Stored data entries:
----------

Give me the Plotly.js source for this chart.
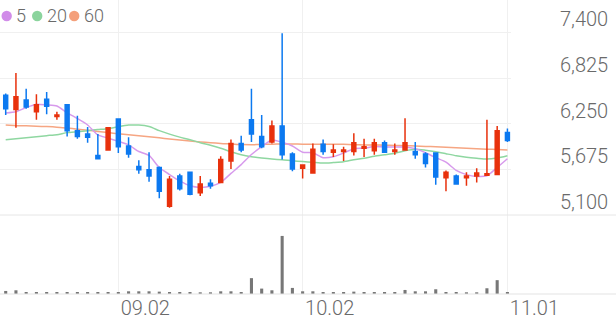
<!DOCTYPE html>
<html>
<head>
<meta charset="utf-8">
<script src="https://cdn.plot.ly/plotly-3.0.1.min.js"></script>
<style>
  html, body { margin: 0; padding: 0; background: #ffffff; }
  #chart { width: 616px; height: 321px; }
</style>
</head>
<body>
<div id="chart"></div>
<script>
// ---- data ----
const dates = [
  '2024-08-16','2024-08-19','2024-08-20','2024-08-21','2024-08-22','2024-08-23','2024-08-26','2024-08-27','2024-08-28','2024-08-29','2024-08-30',
  '2024-09-02','2024-09-03','2024-09-04','2024-09-05','2024-09-06','2024-09-09','2024-09-10','2024-09-11','2024-09-12','2024-09-13',
  '2024-09-19','2024-09-20','2024-09-23','2024-09-24','2024-09-25','2024-09-26','2024-09-27','2024-09-30',
  '2024-10-02','2024-10-04','2024-10-07','2024-10-08','2024-10-10','2024-10-11','2024-10-14','2024-10-15','2024-10-16','2024-10-17','2024-10-18',
  '2024-10-21','2024-10-22','2024-10-23','2024-10-24','2024-10-25','2024-10-28','2024-10-29','2024-10-30','2024-10-31',
  '2024-11-01'
];
const openP  = [6610,6430,6550,6400,6560,6340,6490,6160,6120,5850,5920,6310,5970,5710,5670,5700,5210,5590,5640,5380,5500,5510,5780,6000,6300,6090,6020,6220,5870,5690,5630,5990,5890,5900,5900,5940,5910,6010,5900,5920,5900,5870,5880,5570,5590,5570,5590,5600,5610,6140];
const highP  = [6630,6890,6690,6620,6650,6400,6500,6350,6210,6120,6210,6320,6080,5790,5890,5710,5590,5620,5640,5590,5550,5840,6050,6100,6690,6360,6290,7390,5890,5740,6000,6050,5990,5960,6130,6060,6060,6040,6000,6320,6020,5890,5890,5660,5610,5640,5690,6300,6220,6190];
const lowP   = [6360,6200,6440,6300,6370,6300,6090,6060,6010,5800,5920,5880,5820,5620,5520,5310,5190,5410,5350,5340,5430,5500,5680,5890,6020,5940,6000,5800,5650,5560,5620,5860,5830,5780,5850,5830,5860,5880,5860,5910,5810,5700,5480,5400,5480,5470,5510,5590,5610,6020];
const closeP = [6440,6590,6460,6490,6470,6360,6160,6090,6080,5810,6200,5960,5870,5670,5590,5400,5550,5430,5360,5490,5470,5800,6000,5920,6120,5960,6220,5860,5680,5730,5930,5900,5920,5920,6010,5960,6010,5890,5920,6010,5860,5750,5580,5640,5490,5590,5630,5620,6160,6040];
const volume = [9,11,6,6,6,6,6,6,6,6,6,6,8,8,8,7,6,6,6,5,5,8,8,6,47,16,11,172,18,8,8,6,6,6,7,6,6,6,6,12,8,8,14,6,6,5,5,17,41,6];
const ma5  = [6385,6400,6454,6496,6487,6473,6388,6315,6234,6110,6069,6028,5984,5900,5850,5698,5610,5529,5468,5448,5461,5510,5624,5735,5862,5961,6045,6016,5970,5891,5885,5822,5834,5881,5936,5941,5963,5956,5956,5956,5936,5884,5823,5766,5662,5609,5586,5594,5699,5809];
const ma20 = [6049,6062,6074,6087,6100,6112,6138,6150,6163,6176,6188,6213,6233,6233,6214,6163,6119,6081,6049,6011,5980,5942,5897,5859,5834,5818,5805,5796,5783,5774,5764,5754,5761,5771,5796,5815,5840,5859,5878,5910,5929,5916,5897,5872,5847,5828,5815,5805,5818,5847];
const ma60 = [6233,6226,6223,6218,6214,6207,6195,6182,6169,6153,6138,6125,6112,6100,6087,6072,6058,6045,6033,6021,6011,6001,5995,5988,5986,5988,5992,5995,5995,5992,5992,5992,5992,5990,5986,5983,5982,5980,5976,5973,5969,5964,5961,5954,5948,5942,5935,5929,5925,5920];
const maNames = ['5','20','60'];
const priceTicks = [5100,5675,6250,6825,7400];
const dateTickVals = ['2024-09-02','2024-10-02','2024-11-01'];
const dateTickText = ['09.02','10.02','11.01'];

// ---- styles ----
const RED = '#e8310c', BLUE = '#0c79f0';
const MA_COLORS = ['#d79aec','#8fd7a1','#f6a683'];
const LEG_COLORS = ['#d18ce9','#8bd49d','#f4a07b'];
const TXT = '#6a6a6a';
const FONT = 'Roboto, "Noto Sans", sans-serif';
const PRICE_RANGE = [5100, 7809];
const W = 616, PLOT_H = 294;
const splitY = 79/PLOT_H;
// legend layout (pixels)
const LEG_DOT_X = [6.7, 37.2, 74.2];
const LEG_TEXT_X = [13.5, 45.2, 81.8];
const LEG_Y = 16;

const traces = [];
[ma60, ma20, ma5].forEach((arr, k) => {
  const idx = 2 - k;
  traces.push({
    type: 'scatter', mode: 'lines', x: dates, y: arr, name: maNames[idx],
    xaxis: 'x', yaxis: 'y',
    line: {color: MA_COLORS[idx], width: 1.5, shape: 'spline', smoothing: 0.6},
    hoverinfo: 'skip', showlegend: false
  });
});
traces.push({
  type: 'candlestick', x: dates, open: openP, high: highP, low: lowP, close: closeP,
  xaxis: 'x', yaxis: 'y3', whiskerwidth: 0,
  increasing: {line: {color: RED, width: 1.5}, fillcolor: RED},
  decreasing: {line: {color: BLUE, width: 1.5}, fillcolor: BLUE},
  showlegend: false, hoverinfo: 'skip'
});
traces.push({
  type: 'bar', x: dates, y: volume, xaxis: 'x', yaxis: 'y2',
  marker: {color: '#777777'}, width: 0.3, showlegend: false, hoverinfo: 'skip'
});

const shapes = [
  {type: 'line', xref: 'paper', yref: 'paper', x0: 0, x1: 1, y0: splitY, y1: splitY,
   line: {color: '#e6e6e6', width: 1}},
  {type: 'line', xref: 'paper', yref: 'paper', x0: 0, x1: 1, y0: 0, y1: 0,
   line: {color: '#e3e3e3', width: 1}}
];
const annotations = [];
maNames.forEach((n, i) => {
  shapes.push({
    type: 'circle', xref: 'paper', yref: 'paper',
    xsizemode: 'pixel', ysizemode: 'pixel',
    xanchor: LEG_DOT_X[i] / W, yanchor: 1 - LEG_Y / PLOT_H,
    x0: -5.2, x1: 5.2, y0: -5.2, y1: 5.2,
    fillcolor: LEG_COLORS[i], line: {width: 0}
  });
  annotations.push({
    xref: 'paper', yref: 'paper', x: LEG_TEXT_X[i] / W, y: 1 - LEG_Y / PLOT_H,
    xanchor: 'left', yanchor: 'middle', showarrow: false, text: n,
    font: {size: 18, color: TXT, family: FONT, weight: 300}
  });
});

const layout = {
  width: W, height: 321,
  margin: {l: 0, r: 0, t: 0, b: 27},
  paper_bgcolor: '#ffffff', plot_bgcolor: '#ffffff',
  showlegend: false, hovermode: false, dragmode: false,
  boxgap: 0.45,
  font: {family: FONT, color: TXT, size: 20, weight: 300},
  xaxis: {
    type: 'category', domain: [0, 511/W], range: [-0.557, 49.35], anchor: 'y2',
    tickmode: 'array', tickvals: dateTickVals, ticktext: dateTickText,
    showgrid: true, gridcolor: '#f0f0f0', gridwidth: 1,
    showline: false, zeroline: false, ticks: '',
    tickfont: {size: 20, color: TXT, family: FONT, weight: 300},
    ticklabelshift: 27, ticklabelstandoff: 0,
    rangeslider: {visible: false}, fixedrange: true
  },
  yaxis: {
    domain: [splitY, 1], range: PRICE_RANGE, side: 'right', anchor: 'x',
    tickmode: 'array', tickvals: priceTicks, tickformat: ',d',
    showgrid: true, gridcolor: '#f0f0f0', gridwidth: 1,
    zeroline: false, showline: false, ticks: '',
    tickfont: {size: 20, color: TXT, family: FONT, weight: 300},
    ticklabelstandoff: 48, ticklabelshift: -13, fixedrange: true
  },
  yaxis3: {
    overlaying: 'y', range: PRICE_RANGE, side: 'right', anchor: 'x',
    showgrid: false, showticklabels: false, zeroline: false, showline: false,
    ticks: '', fixedrange: true
  },
  yaxis2: {
    domain: [0, splitY], range: [0, 234], anchor: 'x',
    showgrid: false, showticklabels: false, zeroline: false, showline: false,
    ticks: '', fixedrange: true
  },
  shapes: shapes,
  annotations: annotations
};

Plotly.newPlot('chart', traces, layout, {staticPlot: true, displayModeBar: false});
</script>
</body>
</html>
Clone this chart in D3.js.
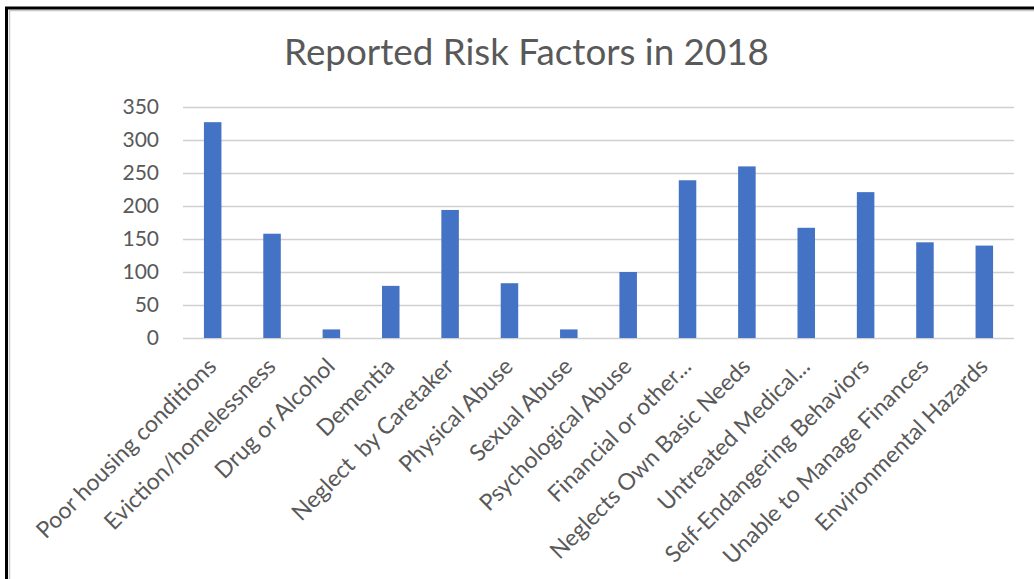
<!DOCTYPE html>
<html>
<head>
<meta charset="utf-8">
<script src="https://cdn.jsdelivr.net/npm/d3@7"></script>
<style>
  html, body { margin: 0; padding: 0; background: #fff; }
  svg { display: block; }
  text { font-family: Lato, "Open Sans", sans-serif; }
</style>
</head>
<body>
<svg id="chart" width="1034" height="579"></svg>
<script>
const title = "Reported Risk Factors in 2018";
const categories = [
  "Poor housing conditions",
  "Eviction/homelessness",
  "Drug or Alcohol",
  "Dementia",
  "Neglect  by Caretaker",
  "Physical Abuse",
  "Sexual Abuse",
  "Psychological Abuse",
  "Financial or other...",
  "Neglects Own Basic Needs",
  "Untreated Medical...",
  "Self-Endangering Behaviors",
  "Unable to Manage Finances",
  "Environmental Hazards"
];
const values = [327, 158, 13, 79, 194, 83, 13, 100, 239, 260, 167, 221, 145, 140];
const yTicks = [0, 50, 100, 150, 200, 250, 300, 350];

const svg = d3.select("#chart");
const W = 1034, H = 579;
const plot = { left: 183, right: 1014, top: 107, bottom: 338 };

// frame
svg.append("rect").attr("x", 0).attr("y", 0).attr("width", W).attr("height", H).attr("fill", "#fff");
svg.append("path")
  .attr("d", `M9.5,${H + 5} L9.5,10.5 L${W + 5},10.5`)
  .attr("fill", "none").attr("stroke", "#c8c8c8").attr("stroke-width", 1.5);
svg.append("path")
  .attr("d", `M6.5,${H + 5} L6.5,8 L${W + 5},8`)
  .attr("fill", "none").attr("stroke", "#000").attr("stroke-width", 3);

const x = d3.scaleBand().domain(categories).range([plot.left, plot.right]).padding(0);
const y = d3.scaleLinear().domain([0, 350]).range([plot.bottom, plot.top]);

// gridlines
const grid = d3.axisLeft(y).tickValues(yTicks).tickSize(-(plot.right - plot.left)).tickFormat("");
const gg = svg.append("g").attr("transform", `translate(${plot.left},0)`).call(grid);
gg.select(".domain").remove();
gg.selectAll(".tick line").attr("stroke", "#d0d0d0").attr("stroke-width", 1.3);

// y tick labels
const ya = d3.axisLeft(y).tickValues(yTicks).tickSize(0).tickPadding(24);
const yg = svg.append("g").attr("transform", `translate(${plot.left},0)`).call(ya);
yg.select(".domain").remove();
yg.selectAll("text")
  .attr("fill", "#595959")
  .style("font-family", "Lato, 'Open Sans', sans-serif")
  .style("font-size", "21px");

// bars
const bw = x.bandwidth() * 0.295;
svg.append("g").selectAll("rect").data(values).join("rect")
  .attr("x", (d, i) => x(categories[i]) + x.bandwidth() / 2 - bw / 2)
  .attr("y", d => y(d))
  .attr("width", bw)
  .attr("height", d => y(0) - y(d))
  .attr("fill", "#4472C4");

// x axis labels (rotated)
const xa = d3.axisBottom(x).tickSize(0).tickPadding(0);
const xg = svg.append("g").attr("transform", `translate(0,${plot.bottom})`).call(xa);
xg.select(".domain").remove();
xg.selectAll(".tick text")
  .attr("fill", "#595959")
  .style("font-family", "Lato, 'Open Sans', sans-serif")
  .style("font-size", "23px")
  .attr("text-anchor", "end")
  .attr("dy", null)
  .attr("y", null)
  .attr("transform", "translate(5,30) rotate(-45)")
  .style("white-space", "pre")
  .attr("xml:space", "preserve");

// title
const t = svg.append("text")
  .attr("x", 526.5).attr("y", 65)
  .attr("text-anchor", "middle")
  .attr("fill", "#595959")
  .style("font-size", "32px")
  .text(title);
const tw = t.node().getComputedTextLength();
t.style("font-size", (32 * 485 / tw).toFixed(2) + "px");
</script>
</body>
</html>
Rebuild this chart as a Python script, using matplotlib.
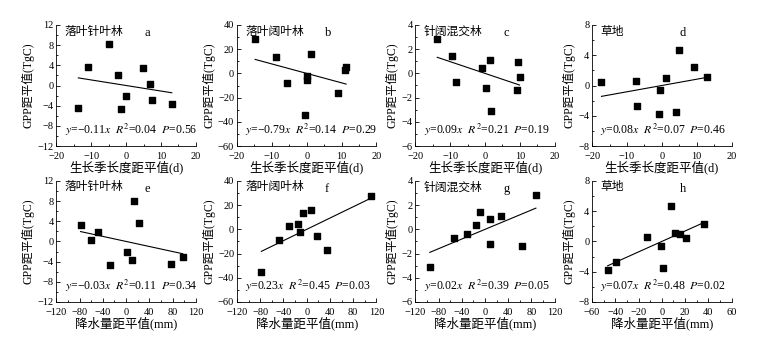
import numpy as np
import matplotlib
matplotlib.use("Agg")
import matplotlib.pyplot as plt
from matplotlib.ticker import AutoMinorLocator

plt.rcParams['font.family'] = ['Liberation Serif', 'Noto Sans CJK SC']
plt.rcParams['mathtext.fontset'] = 'stix'

# growing season length anomaly (d) vs GPP anomaly (TgC)
x_a = [-13.7, -10.8, -4.9, -2.3, -1.5, 0.0, 4.9, 6.8, 7.3, 13.1]
y_a = [-4.4, 3.7, 8.2, 2.0, -4.6, -2.0, 3.4, 0.3, -2.9, -3.6]
x_b = [-14.8, -8.7, -5.6, -0.6, 0.2, 0.0, 1.3, 9.1, 10.9, 11.3]
y_b = [28.4, 13.5, -8.3, -34.3, -2.3, -5.6, 16.2, -16.6, 2.7, 4.9]
x_c = [-13.7, -9.5, -8.4, -1.0, 0.3, 1.4, 1.7, 9.3, 9.6, 9.9]
y_c = [2.87, 1.43, -0.7, 0.41, -1.22, 1.13, -3.07, -1.37, 0.93, -0.31]
x_d = [-17.3, -7.4, -7.1, -0.7, -0.5, 1.2, 4.2, 5.0, 9.3, 12.9]
y_d = [0.5, 0.57, -2.7, -3.77, -0.54, 1.0, -3.5, 4.64, 2.42, 1.14]
# precipitation anomaly (mm) vs GPP anomaly (TgC)
x_e = [-78.4, -59.8, -48.3, -28.0, 0.9, 10.7, 13.0, 22.3, 76.6, 97.5]
y_e = [3.3, 0.2, 1.9, -4.6, -2.0, -3.7, 8.1, 3.6, -4.4, -3.0]
x_f = [-78.0, -48.2, -29.9, -15.5, -11.5, -6.3, 8.0, 17.8, 34.4, 111.3]
y_f = [-35.0, -8.8, 2.5, 4.7, -2.1, 13.3, 15.8, -5.7, -16.7, 27.9]
x_g = [-95.1, -54.0, -31.5, -14.7, -9.0, 7.8, 9.0, 27.5, 62.8, 87.6]
y_g = [-3.1, -0.74, -0.35, 0.39, 1.41, -1.23, 0.89, 1.11, -1.4, 2.82]
x_h = [-46.6, -39.7, -12.6, -0.9, 1.1, 8.0, 11.1, 15.7, 20.9, 36.0]
y_h = [-3.8, -2.7, 0.56, -0.54, -3.54, 4.65, 1.14, 1.0, 0.48, 2.36]

xs = [x_a, x_b, x_c, x_d, x_e, x_f, x_g, x_h]
ys = [y_a, y_b, y_c, y_d, y_e, y_f, y_g, y_h]
slopes = [-0.11, -0.78, -0.097, 0.083, -0.025, 0.233, 0.02, 0.069]
veg = ['落叶针叶林', '落叶阔叶林', '针阔混交林', '草地'] * 2
letters = ['a', 'b', 'c', 'd', 'e', 'f', 'g', 'h']
stats = [('-0.11', '0.04', '0.56'), ('-0.79', '0.14', '0.29'),
         ('0.09', '0.21', '0.19'), ('0.08', '0.07', '0.46'),
         ('-0.03', '0.11', '0.34'), ('0.23', '0.45', '0.03'),
         ('0.02', '0.39', '0.05'), ('0.07', '0.48', '0.02')]
ylims = [(-12, 12), (-60, 40), (-6, 4), (-8, 8),
         (-12, 12), (-60, 40), (-6, 4), (-8, 8)]
ysteps = [4, 20, 2, 4, 4, 20, 2, 4]
xlims = [(-20, 20)] * 4 + [(-120, 120)] * 3 + [(-60, 60)]
xsteps = [10] * 4 + [40] * 3 + [20]
xlabels = ['生长季长度距平值(d)'] * 4 + ['降水量距平值(mm)'] * 4

fig = plt.figure(figsize=(7.62, 3.42), dpi=100)
lefts = [0.074, 0.311, 0.545, 0.777]
bottoms = [0.573, 0.117]
w, h = 0.183, 0.354


def fmt(v, p):
    return f'{v:g}'.replace('-', '\u2212')


for i in range(8):
    ax = fig.add_axes([lefts[i % 4], bottoms[i // 4], w, h])
    x = np.array(xs[i])
    y = np.array(ys[i])
    ax.scatter(x, y, marker='s', s=16, color='black', zorder=3)
    lx = np.array([x.min(), x.max()])
    ax.plot(lx, slopes[i] * lx, color='black', lw=0.8)

    ax.set_xlim(*xlims[i])
    ax.set_ylim(*ylims[i])
    ax.set_xticks(np.arange(xlims[i][0], xlims[i][1] + 1, xsteps[i]))
    ax.set_yticks(np.arange(ylims[i][0], ylims[i][1] + 0.1, ysteps[i]))
    ax.xaxis.set_minor_locator(AutoMinorLocator(2))
    ax.yaxis.set_minor_locator(AutoMinorLocator(2))
    ax.tick_params(which='both', direction='in', labelsize=7.5)
    ax.tick_params(axis='x', pad=4)
    ax.tick_params(axis='y', pad=2)
    ax.tick_params(which='major', length=3, width=0.6)
    ax.tick_params(which='minor', length=1.5, width=0.6)
    ax.xaxis.set_major_formatter(plt.FuncFormatter(fmt))
    ax.yaxis.set_major_formatter(plt.FuncFormatter(fmt))
    for s in ['top', 'right']:
        ax.spines[s].set_visible(False)
    for s in ['left', 'bottom']:
        ax.spines[s].set_linewidth(0.6)

    ax.set_ylabel('GPP距平值(TgC)', fontsize=8.5, labelpad=2)
    ax.set_xlabel(xlabels[i], fontsize=9, labelpad=0)

    ax.text(0.06, 0.95, veg[i], transform=ax.transAxes, fontsize=8.5,
            family='Noto Sans CJK SC', va='center', ha='left')
    ax.text(0.63, 0.93, letters[i], transform=ax.transAxes, fontsize=9,
            va='center', ha='left')
    k, r2, p = stats[i]
    k = k.replace('-', '\u2212')
    ax.text(0.06, 0.13,
            f'$y$={k}$x$  $R^2$={r2}  $P$={p}',
            transform=ax.transAxes, fontsize=8.5, va='center', ha='left')

fig.savefig('out.png', dpi=100)
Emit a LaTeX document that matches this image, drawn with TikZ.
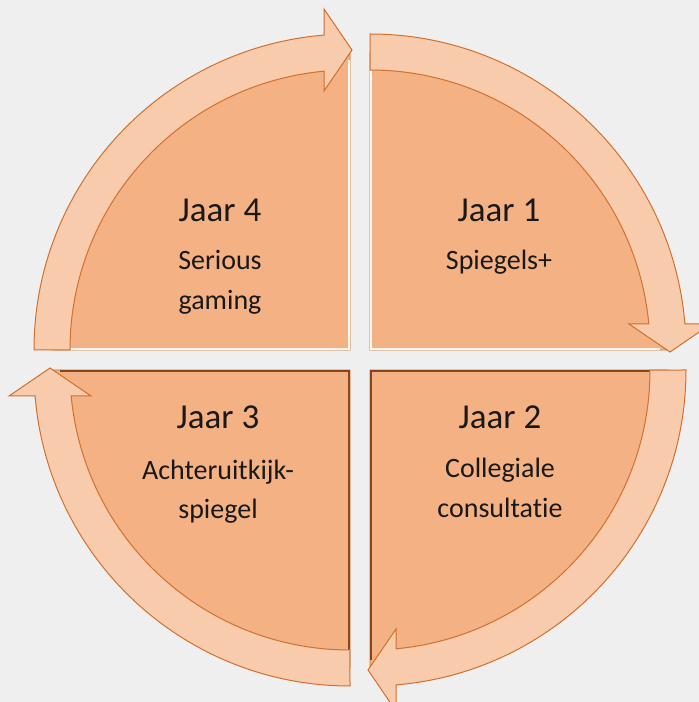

----------

Your instructions: Above are the records. Copy word for word only their lines from the one holding "Rebuild this chart" through the one holding "1.0, 0.48, 2.36]", both included, and skip the images.

Worked solution:
Rebuild this chart as a Python script, using matplotlib.
import numpy as np
import matplotlib
matplotlib.use("Agg")
import matplotlib.pyplot as plt
from matplotlib.ticker import AutoMinorLocator

plt.rcParams['font.family'] = ['Liberation Serif', 'Noto Sans CJK SC']
plt.rcParams['mathtext.fontset'] = 'stix'

# growing season length anomaly (d) vs GPP anomaly (TgC)
x_a = [-13.7, -10.8, -4.9, -2.3, -1.5, 0.0, 4.9, 6.8, 7.3, 13.1]
y_a = [-4.4, 3.7, 8.2, 2.0, -4.6, -2.0, 3.4, 0.3, -2.9, -3.6]
x_b = [-14.8, -8.7, -5.6, -0.6, 0.2, 0.0, 1.3, 9.1, 10.9, 11.3]
y_b = [28.4, 13.5, -8.3, -34.3, -2.3, -5.6, 16.2, -16.6, 2.7, 4.9]
x_c = [-13.7, -9.5, -8.4, -1.0, 0.3, 1.4, 1.7, 9.3, 9.6, 9.9]
y_c = [2.87, 1.43, -0.7, 0.41, -1.22, 1.13, -3.07, -1.37, 0.93, -0.31]
x_d = [-17.3, -7.4, -7.1, -0.7, -0.5, 1.2, 4.2, 5.0, 9.3, 12.9]
y_d = [0.5, 0.57, -2.7, -3.77, -0.54, 1.0, -3.5, 4.64, 2.42, 1.14]
# precipitation anomaly (mm) vs GPP anomaly (TgC)
x_e = [-78.4, -59.8, -48.3, -28.0, 0.9, 10.7, 13.0, 22.3, 76.6, 97.5]
y_e = [3.3, 0.2, 1.9, -4.6, -2.0, -3.7, 8.1, 3.6, -4.4, -3.0]
x_f = [-78.0, -48.2, -29.9, -15.5, -11.5, -6.3, 8.0, 17.8, 34.4, 111.3]
y_f = [-35.0, -8.8, 2.5, 4.7, -2.1, 13.3, 15.8, -5.7, -16.7, 27.9]
x_g = [-95.1, -54.0, -31.5, -14.7, -9.0, 7.8, 9.0, 27.5, 62.8, 87.6]
y_g = [-3.1, -0.74, -0.35, 0.39, 1.41, -1.23, 0.89, 1.11, -1.4, 2.82]
x_h = [-46.6, -39.7, -12.6, -0.9, 1.1, 8.0, 11.1, 15.7, 20.9, 36.0]
y_h = [-3.8, -2.7, 0.56, -0.54, -3.54, 4.65, 1.14, 1.0, 0.48, 2.36]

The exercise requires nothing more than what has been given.